■ WHAT IS NEEDED ■
Print, word for word, the opening line of the data below and every line after it through the line that contains "y_ticks = [0, 50, 100, 150, 200, 250, 300]", but not the pictures.

>> Begin INFORMATION SHOWN

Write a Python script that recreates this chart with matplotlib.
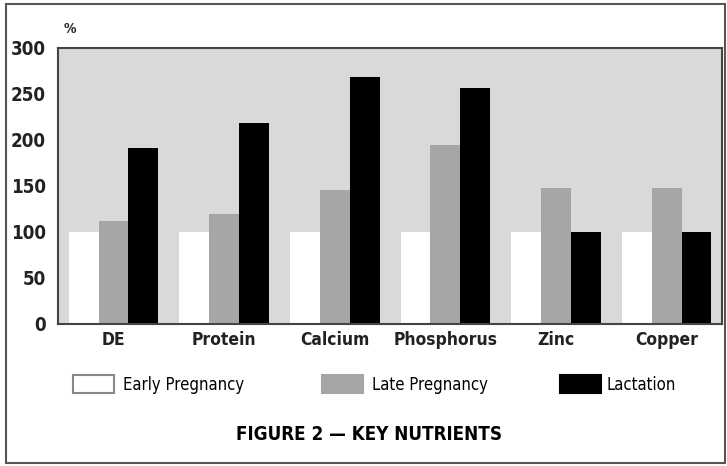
import matplotlib
matplotlib.use("Agg")
import matplotlib.pyplot as plt
import numpy as np
from matplotlib.patches import Rectangle

nutrients = ["DE", "Protein", "Calcium", "Phosphorus", "Zinc", "Copper"]
early_pregnancy = [100, 100, 100, 100, 100, 100]
late_pregnancy = [112, 120, 146, 195, 148, 148]
lactation = [191, 218, 269, 257, 100, 100]
series_names = ["Early Pregnancy", "Late Pregnancy", "Lactation"]
y_ticks = [0, 50, 100, 150, 200, 250, 300]

plt.rcParams["font.family"] = ["DejaVu Sans"]
plt.rcParams["font.stretch"] = "condensed"

fig = plt.figure(figsize=(7.27, 4.66), dpi=100)
ax = fig.add_axes([0.080, 0.305, 0.913, 0.592])

colors = ["white", "#a6a6a6", "black"]
x = np.arange(len(nutrients))
w = 0.27
for i, (vals, c) in enumerate(zip([early_pregnancy, late_pregnancy, lactation], colors)):
    ax.bar(x + (i - 1) * w, vals, width=w, color=c, edgecolor="none", zorder=2)

ax.set_facecolor("#d9d9d9")
ax.set_xlim(-0.5, len(nutrients) - 0.5)
ax.set_ylim(0, 300)
ax.set_yticks(y_ticks)
ax.set_yticklabels([str(t) for t in y_ticks], fontsize=13.5, fontweight="bold",
                   fontstretch="condensed", color="#222222")
ax.set_xticks(x)
ax.set_xticklabels(nutrients, fontsize=12.5, fontweight="bold", fontstretch="condensed",
                   color="#222222")
ax.tick_params(axis="x", length=0, pad=5)
ax.tick_params(axis="y", length=0, pad=9)
for s in ax.spines.values():
    s.set_color("#444444")
    s.set_linewidth(1.5)

fig.text(0.088, 0.938, "%", fontsize=10, fontweight="bold", ha="left", va="center",
         fontstretch="condensed", color="#222222")

# legend drawn manually below the axes
legend_boxes = [(73, "white"), (322, "#a6a6a6"), (560, "black")]
text_x = [123, 372, 607]
for (bx, c), tx, name in zip(legend_boxes, text_x, series_names):
    fig.patches.append(Rectangle((bx / 727, 1 - 393 / 466), 41 / 727, 18 / 466,
                                 transform=fig.transFigure, facecolor=c,
                                 edgecolor="#888888" if c == "white" else c, lw=1.5))
    fig.text(tx / 727, 1 - 385 / 466, name, fontsize=12, ha="left", va="center",
             fontstretch="condensed")

fig.text(369 / 727, 1 - 434 / 466, "FIGURE 2 \u2014 KEY NUTRIENTS", fontsize=13.5,
         fontweight="bold", ha="center", va="center", fontstretch="condensed")

# outer frame
fig.patches.append(Rectangle((6 / 727, 3 / 466), 719 / 727, 459 / 466,
                             transform=fig.transFigure, facecolor="none",
                             edgecolor="#555555", lw=1.5))

fig.savefig("out.png", dpi=100)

>> End INFORMATION SHOWN

■ THE RESULT ■
Write a Python script that recreates this chart with matplotlib.
import matplotlib
matplotlib.use("Agg")
import matplotlib.pyplot as plt
import numpy as np
from matplotlib.patches import Rectangle

nutrients = ["DE", "Protein", "Calcium", "Phosphorus", "Zinc", "Copper"]
early_pregnancy = [100, 100, 100, 100, 100, 100]
late_pregnancy = [112, 120, 146, 195, 148, 148]
lactation = [191, 218, 269, 257, 100, 100]
series_names = ["Early Pregnancy", "Late Pregnancy", "Lactation"]
y_ticks = [0, 50, 100, 150, 200, 250, 300]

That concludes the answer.